## start
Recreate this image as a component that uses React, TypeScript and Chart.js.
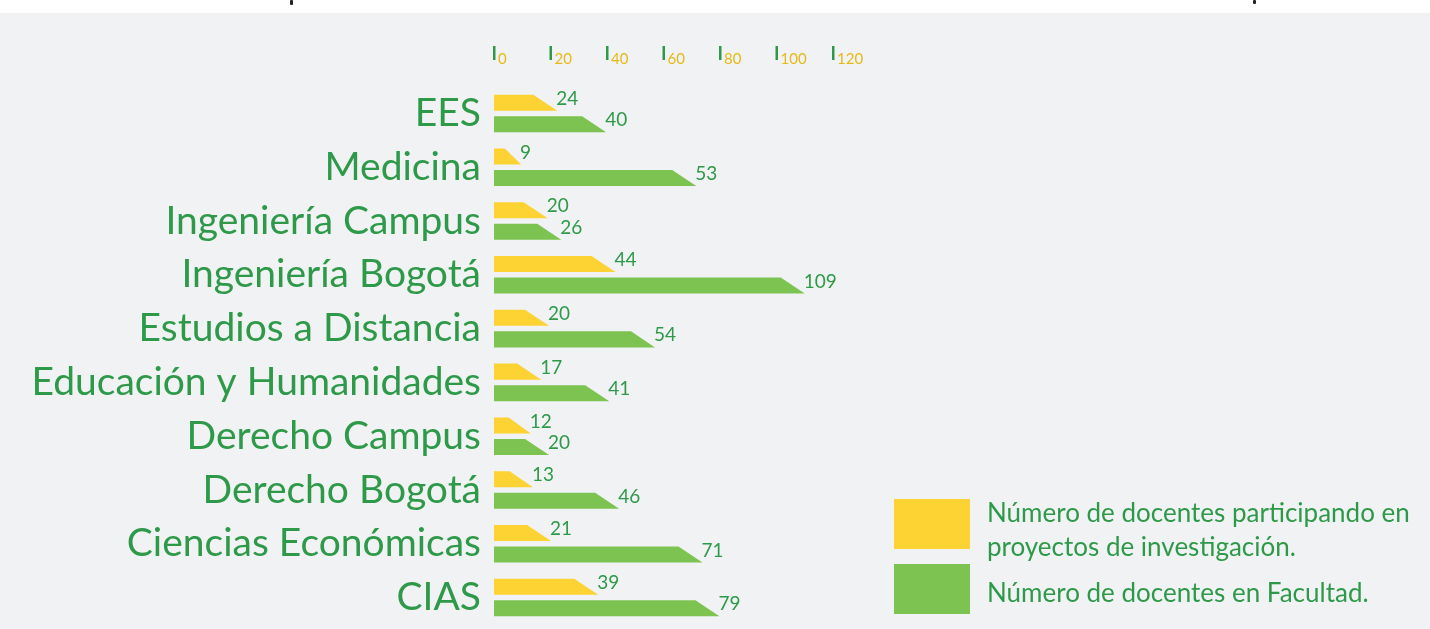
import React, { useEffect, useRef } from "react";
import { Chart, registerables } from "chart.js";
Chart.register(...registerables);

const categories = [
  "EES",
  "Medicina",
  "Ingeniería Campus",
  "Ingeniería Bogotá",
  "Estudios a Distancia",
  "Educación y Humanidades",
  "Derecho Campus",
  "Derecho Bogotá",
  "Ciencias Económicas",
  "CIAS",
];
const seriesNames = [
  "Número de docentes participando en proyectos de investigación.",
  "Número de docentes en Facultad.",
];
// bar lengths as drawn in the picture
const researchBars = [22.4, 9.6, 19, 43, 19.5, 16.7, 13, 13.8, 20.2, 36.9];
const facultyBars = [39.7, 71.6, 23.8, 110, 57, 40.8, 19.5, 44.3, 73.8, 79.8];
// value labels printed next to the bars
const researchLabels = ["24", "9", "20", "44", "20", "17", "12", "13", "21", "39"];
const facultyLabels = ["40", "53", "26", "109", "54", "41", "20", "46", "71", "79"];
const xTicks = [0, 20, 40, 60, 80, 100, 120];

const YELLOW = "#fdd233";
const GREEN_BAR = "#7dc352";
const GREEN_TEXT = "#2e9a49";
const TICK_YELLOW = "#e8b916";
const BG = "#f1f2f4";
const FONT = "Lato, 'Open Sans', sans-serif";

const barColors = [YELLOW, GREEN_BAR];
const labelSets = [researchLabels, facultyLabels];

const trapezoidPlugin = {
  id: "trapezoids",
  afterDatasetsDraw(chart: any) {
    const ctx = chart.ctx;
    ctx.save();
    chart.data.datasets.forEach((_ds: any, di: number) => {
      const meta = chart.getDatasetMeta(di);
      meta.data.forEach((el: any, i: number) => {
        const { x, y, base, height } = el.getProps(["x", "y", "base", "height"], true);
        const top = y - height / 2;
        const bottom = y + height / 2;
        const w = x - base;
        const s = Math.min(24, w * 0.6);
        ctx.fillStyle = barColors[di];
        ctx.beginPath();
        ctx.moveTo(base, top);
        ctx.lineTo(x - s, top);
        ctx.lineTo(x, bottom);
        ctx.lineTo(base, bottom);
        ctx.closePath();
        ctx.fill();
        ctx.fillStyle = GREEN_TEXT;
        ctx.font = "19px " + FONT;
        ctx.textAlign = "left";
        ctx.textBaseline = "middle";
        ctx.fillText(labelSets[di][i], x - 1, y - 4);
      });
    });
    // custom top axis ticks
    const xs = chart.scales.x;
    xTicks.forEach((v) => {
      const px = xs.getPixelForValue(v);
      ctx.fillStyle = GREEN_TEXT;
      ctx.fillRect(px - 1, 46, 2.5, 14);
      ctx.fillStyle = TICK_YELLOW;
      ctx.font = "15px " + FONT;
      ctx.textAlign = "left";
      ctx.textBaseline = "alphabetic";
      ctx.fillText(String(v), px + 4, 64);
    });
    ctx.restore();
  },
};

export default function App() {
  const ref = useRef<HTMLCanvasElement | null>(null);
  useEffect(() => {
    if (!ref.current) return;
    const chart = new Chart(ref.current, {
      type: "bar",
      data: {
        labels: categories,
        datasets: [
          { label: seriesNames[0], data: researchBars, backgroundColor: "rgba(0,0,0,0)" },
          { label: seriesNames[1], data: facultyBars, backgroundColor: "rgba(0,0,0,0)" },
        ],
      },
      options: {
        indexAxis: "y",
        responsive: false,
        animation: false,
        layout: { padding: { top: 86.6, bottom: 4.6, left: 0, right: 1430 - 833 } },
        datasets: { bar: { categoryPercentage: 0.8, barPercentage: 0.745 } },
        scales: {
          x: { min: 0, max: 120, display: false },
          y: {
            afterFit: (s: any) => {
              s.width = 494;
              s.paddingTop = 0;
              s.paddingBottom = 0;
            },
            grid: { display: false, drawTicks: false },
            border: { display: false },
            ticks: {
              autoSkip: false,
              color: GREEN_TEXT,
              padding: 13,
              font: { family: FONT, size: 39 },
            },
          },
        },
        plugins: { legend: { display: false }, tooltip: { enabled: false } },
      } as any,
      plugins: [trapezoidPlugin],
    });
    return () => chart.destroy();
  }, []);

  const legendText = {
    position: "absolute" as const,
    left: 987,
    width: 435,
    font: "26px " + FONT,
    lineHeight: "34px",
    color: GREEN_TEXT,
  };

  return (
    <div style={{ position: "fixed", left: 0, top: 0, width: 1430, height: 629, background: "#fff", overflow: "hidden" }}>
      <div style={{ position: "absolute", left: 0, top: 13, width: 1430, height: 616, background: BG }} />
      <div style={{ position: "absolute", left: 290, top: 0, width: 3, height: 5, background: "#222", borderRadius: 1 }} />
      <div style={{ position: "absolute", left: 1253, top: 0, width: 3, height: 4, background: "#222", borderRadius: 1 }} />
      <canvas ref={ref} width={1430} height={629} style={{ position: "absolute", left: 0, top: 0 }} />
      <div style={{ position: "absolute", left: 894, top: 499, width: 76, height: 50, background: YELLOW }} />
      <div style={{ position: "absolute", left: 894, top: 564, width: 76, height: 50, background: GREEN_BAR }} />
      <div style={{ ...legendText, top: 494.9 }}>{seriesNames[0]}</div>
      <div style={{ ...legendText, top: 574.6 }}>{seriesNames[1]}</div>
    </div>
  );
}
## end
From the opening line of the listing above through the line bearing "Chart.register(...registerables);", repeat each line exactly. Drop every picture.

• RESPONSE
Recreate this image as a component that uses React, TypeScript and Chart.js.
import React, { useEffect, useRef } from "react";
import { Chart, registerables } from "chart.js";
Chart.register(...registerables);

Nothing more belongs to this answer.